## GOAL
Up to and including the line that contains "116, 117, 116]", write out each line of the material from its first line, exactly.

— Start of TASK INPUT —

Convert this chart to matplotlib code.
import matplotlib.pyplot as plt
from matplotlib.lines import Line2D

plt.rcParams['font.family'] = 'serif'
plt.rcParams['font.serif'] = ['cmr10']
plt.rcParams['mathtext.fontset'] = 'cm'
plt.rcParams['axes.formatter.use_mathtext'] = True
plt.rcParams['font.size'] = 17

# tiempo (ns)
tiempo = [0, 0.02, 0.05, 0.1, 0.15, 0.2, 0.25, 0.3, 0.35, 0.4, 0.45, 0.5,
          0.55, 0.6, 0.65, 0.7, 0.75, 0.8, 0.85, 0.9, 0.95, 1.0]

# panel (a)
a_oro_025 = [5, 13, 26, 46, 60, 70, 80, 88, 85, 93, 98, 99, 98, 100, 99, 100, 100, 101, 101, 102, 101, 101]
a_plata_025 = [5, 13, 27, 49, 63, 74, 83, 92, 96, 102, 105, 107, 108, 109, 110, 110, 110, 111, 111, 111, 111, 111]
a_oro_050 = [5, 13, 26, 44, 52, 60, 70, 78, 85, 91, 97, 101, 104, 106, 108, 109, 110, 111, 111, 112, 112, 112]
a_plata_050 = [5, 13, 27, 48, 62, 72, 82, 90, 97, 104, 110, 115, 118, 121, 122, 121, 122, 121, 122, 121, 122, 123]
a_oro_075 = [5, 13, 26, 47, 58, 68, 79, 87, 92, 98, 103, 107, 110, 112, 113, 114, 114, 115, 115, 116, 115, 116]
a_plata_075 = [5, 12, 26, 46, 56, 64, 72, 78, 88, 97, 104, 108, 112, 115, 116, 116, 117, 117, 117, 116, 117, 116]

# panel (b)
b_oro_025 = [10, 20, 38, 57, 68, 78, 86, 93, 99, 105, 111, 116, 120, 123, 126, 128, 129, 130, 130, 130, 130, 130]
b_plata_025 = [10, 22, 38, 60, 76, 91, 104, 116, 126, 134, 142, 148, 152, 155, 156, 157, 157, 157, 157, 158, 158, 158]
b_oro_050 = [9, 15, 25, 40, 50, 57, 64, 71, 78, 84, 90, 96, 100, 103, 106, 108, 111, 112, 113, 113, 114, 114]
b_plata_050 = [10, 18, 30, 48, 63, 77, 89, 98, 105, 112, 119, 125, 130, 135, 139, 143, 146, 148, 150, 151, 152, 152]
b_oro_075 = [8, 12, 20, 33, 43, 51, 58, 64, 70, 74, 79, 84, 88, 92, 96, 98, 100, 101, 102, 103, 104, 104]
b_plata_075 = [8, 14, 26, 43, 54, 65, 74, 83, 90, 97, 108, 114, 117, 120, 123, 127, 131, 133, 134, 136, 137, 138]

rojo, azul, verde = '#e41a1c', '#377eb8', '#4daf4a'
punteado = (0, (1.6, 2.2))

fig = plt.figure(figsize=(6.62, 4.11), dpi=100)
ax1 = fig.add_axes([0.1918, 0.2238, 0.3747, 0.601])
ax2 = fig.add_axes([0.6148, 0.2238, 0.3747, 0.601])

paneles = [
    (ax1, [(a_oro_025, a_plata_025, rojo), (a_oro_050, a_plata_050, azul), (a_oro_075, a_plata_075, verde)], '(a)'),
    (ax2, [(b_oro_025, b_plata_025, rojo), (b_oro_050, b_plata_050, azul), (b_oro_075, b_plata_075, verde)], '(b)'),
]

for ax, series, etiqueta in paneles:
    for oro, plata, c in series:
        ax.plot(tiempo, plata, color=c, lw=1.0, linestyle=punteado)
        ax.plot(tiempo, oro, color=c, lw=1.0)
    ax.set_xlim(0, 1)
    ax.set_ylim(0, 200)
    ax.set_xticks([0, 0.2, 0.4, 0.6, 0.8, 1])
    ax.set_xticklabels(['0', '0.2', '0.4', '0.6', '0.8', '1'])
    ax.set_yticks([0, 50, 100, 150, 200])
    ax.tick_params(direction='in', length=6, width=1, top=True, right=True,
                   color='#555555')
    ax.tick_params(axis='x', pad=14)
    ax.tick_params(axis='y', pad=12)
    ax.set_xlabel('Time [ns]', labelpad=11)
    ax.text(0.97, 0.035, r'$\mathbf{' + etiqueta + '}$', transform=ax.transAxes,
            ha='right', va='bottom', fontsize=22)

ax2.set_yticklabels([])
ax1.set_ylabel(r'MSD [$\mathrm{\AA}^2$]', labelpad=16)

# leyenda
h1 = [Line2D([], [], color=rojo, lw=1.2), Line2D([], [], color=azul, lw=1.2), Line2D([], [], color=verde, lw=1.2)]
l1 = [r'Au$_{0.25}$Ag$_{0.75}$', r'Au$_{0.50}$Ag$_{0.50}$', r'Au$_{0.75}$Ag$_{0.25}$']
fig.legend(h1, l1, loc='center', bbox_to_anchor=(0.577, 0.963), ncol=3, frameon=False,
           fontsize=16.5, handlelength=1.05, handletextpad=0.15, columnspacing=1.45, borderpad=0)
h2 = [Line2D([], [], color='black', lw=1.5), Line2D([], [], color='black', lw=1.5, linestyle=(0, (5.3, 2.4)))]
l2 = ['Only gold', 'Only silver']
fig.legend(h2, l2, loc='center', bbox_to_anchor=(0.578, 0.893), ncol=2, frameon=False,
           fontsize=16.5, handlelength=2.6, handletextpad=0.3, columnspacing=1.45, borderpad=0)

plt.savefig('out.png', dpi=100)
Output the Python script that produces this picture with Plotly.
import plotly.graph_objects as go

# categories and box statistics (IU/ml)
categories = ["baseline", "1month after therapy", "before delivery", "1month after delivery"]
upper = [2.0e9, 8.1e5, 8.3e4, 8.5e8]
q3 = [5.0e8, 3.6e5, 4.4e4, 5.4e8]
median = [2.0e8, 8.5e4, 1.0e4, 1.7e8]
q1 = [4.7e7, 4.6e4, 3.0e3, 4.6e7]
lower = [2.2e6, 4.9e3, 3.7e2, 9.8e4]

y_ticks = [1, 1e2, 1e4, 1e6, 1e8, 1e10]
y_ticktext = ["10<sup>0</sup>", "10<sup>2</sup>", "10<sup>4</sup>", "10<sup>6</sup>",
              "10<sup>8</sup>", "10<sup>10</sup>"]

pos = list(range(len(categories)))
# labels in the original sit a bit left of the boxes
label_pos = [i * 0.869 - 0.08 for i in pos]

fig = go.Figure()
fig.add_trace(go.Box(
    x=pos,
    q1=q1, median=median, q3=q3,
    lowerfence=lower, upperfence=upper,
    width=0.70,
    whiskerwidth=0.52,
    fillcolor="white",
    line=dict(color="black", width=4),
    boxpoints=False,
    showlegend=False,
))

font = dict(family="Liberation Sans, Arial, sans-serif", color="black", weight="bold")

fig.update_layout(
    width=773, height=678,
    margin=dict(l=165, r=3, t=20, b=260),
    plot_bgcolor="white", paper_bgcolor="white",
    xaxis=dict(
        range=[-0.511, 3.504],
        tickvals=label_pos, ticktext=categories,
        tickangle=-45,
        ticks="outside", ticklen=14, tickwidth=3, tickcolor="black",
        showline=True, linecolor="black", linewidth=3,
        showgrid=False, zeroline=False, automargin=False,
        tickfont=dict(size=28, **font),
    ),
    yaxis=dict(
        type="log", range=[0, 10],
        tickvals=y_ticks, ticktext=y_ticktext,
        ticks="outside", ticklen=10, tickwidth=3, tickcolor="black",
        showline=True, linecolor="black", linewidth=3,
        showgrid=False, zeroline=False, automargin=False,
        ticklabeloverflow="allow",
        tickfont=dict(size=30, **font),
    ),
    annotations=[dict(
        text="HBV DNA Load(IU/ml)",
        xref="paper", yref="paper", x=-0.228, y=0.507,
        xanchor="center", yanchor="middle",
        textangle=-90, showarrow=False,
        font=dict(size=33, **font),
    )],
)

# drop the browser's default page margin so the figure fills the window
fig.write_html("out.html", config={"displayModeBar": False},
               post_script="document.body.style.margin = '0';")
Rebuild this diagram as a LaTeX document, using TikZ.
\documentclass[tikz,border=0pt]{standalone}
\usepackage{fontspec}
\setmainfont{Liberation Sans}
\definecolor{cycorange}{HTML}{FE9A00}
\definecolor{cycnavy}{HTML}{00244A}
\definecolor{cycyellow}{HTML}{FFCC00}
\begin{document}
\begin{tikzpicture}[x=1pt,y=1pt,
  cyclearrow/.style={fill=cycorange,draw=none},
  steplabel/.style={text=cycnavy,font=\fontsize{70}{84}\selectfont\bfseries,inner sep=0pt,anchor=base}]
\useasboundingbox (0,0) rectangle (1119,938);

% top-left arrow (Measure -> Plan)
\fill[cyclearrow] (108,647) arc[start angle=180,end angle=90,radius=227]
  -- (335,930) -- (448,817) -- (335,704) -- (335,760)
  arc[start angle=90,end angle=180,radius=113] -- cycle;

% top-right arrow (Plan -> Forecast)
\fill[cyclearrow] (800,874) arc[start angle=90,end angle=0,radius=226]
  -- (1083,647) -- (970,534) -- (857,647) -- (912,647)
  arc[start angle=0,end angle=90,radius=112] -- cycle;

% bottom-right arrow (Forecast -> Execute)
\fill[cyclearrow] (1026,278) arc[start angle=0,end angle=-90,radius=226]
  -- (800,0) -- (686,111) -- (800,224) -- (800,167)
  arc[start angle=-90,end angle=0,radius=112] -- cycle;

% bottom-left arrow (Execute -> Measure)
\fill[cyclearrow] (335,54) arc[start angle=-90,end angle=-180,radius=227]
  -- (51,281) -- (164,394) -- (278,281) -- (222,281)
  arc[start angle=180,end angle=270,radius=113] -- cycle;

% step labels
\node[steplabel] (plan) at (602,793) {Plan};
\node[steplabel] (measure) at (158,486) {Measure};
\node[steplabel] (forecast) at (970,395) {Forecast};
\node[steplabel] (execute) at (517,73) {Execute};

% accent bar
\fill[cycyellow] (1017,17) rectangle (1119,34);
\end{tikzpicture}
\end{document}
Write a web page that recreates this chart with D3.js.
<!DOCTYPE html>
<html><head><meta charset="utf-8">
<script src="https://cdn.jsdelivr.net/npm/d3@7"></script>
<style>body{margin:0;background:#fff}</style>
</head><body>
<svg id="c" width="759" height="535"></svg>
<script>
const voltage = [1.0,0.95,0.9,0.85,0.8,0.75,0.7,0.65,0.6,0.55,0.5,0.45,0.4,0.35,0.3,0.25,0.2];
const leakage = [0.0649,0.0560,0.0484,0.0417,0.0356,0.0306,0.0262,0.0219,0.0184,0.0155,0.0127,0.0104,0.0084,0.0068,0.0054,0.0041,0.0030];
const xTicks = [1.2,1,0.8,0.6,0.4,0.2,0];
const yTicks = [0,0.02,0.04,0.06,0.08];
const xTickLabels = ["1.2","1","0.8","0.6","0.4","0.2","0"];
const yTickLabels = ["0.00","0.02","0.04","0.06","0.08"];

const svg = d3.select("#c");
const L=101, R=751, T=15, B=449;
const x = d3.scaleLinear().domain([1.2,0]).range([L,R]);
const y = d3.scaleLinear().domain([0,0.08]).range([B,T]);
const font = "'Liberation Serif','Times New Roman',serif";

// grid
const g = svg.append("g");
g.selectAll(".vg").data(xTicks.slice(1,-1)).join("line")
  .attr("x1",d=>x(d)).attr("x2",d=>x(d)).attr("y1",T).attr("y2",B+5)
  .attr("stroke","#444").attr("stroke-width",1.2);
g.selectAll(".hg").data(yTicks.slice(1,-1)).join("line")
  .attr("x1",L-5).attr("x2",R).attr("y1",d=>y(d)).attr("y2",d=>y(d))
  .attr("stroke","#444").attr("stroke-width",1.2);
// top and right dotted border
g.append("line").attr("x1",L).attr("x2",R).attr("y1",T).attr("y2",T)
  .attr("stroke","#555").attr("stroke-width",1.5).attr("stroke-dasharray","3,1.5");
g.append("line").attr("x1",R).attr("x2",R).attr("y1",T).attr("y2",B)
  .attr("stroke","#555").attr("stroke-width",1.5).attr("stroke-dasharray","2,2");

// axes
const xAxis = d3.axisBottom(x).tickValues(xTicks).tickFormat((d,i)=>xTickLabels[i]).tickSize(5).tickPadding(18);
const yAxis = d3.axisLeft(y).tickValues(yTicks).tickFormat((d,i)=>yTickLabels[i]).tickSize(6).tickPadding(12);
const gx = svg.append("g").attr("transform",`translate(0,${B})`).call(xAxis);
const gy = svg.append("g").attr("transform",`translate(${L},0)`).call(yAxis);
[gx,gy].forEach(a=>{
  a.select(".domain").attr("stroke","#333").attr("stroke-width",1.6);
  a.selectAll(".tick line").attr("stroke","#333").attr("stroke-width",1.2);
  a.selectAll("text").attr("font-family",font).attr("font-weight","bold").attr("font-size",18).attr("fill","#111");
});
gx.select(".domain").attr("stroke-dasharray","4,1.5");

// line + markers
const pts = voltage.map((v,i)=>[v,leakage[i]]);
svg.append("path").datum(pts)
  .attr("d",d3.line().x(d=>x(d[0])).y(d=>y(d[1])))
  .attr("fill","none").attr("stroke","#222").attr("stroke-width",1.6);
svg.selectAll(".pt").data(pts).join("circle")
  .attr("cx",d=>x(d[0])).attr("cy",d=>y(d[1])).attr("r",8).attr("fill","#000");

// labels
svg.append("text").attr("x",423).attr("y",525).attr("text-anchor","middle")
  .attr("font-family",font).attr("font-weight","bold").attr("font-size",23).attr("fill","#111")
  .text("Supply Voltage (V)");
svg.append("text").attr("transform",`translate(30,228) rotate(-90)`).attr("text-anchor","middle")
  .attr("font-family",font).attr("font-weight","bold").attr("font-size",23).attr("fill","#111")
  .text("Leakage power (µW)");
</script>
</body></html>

— End of TASK INPUT —

## OUTPUT OF THE TASK
Convert this chart to matplotlib code.
import matplotlib.pyplot as plt
from matplotlib.lines import Line2D

plt.rcParams['font.family'] = 'serif'
plt.rcParams['font.serif'] = ['cmr10']
plt.rcParams['mathtext.fontset'] = 'cm'
plt.rcParams['axes.formatter.use_mathtext'] = True
plt.rcParams['font.size'] = 17

# tiempo (ns)
tiempo = [0, 0.02, 0.05, 0.1, 0.15, 0.2, 0.25, 0.3, 0.35, 0.4, 0.45, 0.5,
          0.55, 0.6, 0.65, 0.7, 0.75, 0.8, 0.85, 0.9, 0.95, 1.0]

# panel (a)
a_oro_025 = [5, 13, 26, 46, 60, 70, 80, 88, 85, 93, 98, 99, 98, 100, 99, 100, 100, 101, 101, 102, 101, 101]
a_plata_025 = [5, 13, 27, 49, 63, 74, 83, 92, 96, 102, 105, 107, 108, 109, 110, 110, 110, 111, 111, 111, 111, 111]
a_oro_050 = [5, 13, 26, 44, 52, 60, 70, 78, 85, 91, 97, 101, 104, 106, 108, 109, 110, 111, 111, 112, 112, 112]
a_plata_050 = [5, 13, 27, 48, 62, 72, 82, 90, 97, 104, 110, 115, 118, 121, 122, 121, 122, 121, 122, 121, 122, 123]
a_oro_075 = [5, 13, 26, 47, 58, 68, 79, 87, 92, 98, 103, 107, 110, 112, 113, 114, 114, 115, 115, 116, 115, 116]
a_plata_075 = [5, 12, 26, 46, 56, 64, 72, 78, 88, 97, 104, 108, 112, 115, 116, 116, 117, 117, 117, 116, 117, 116]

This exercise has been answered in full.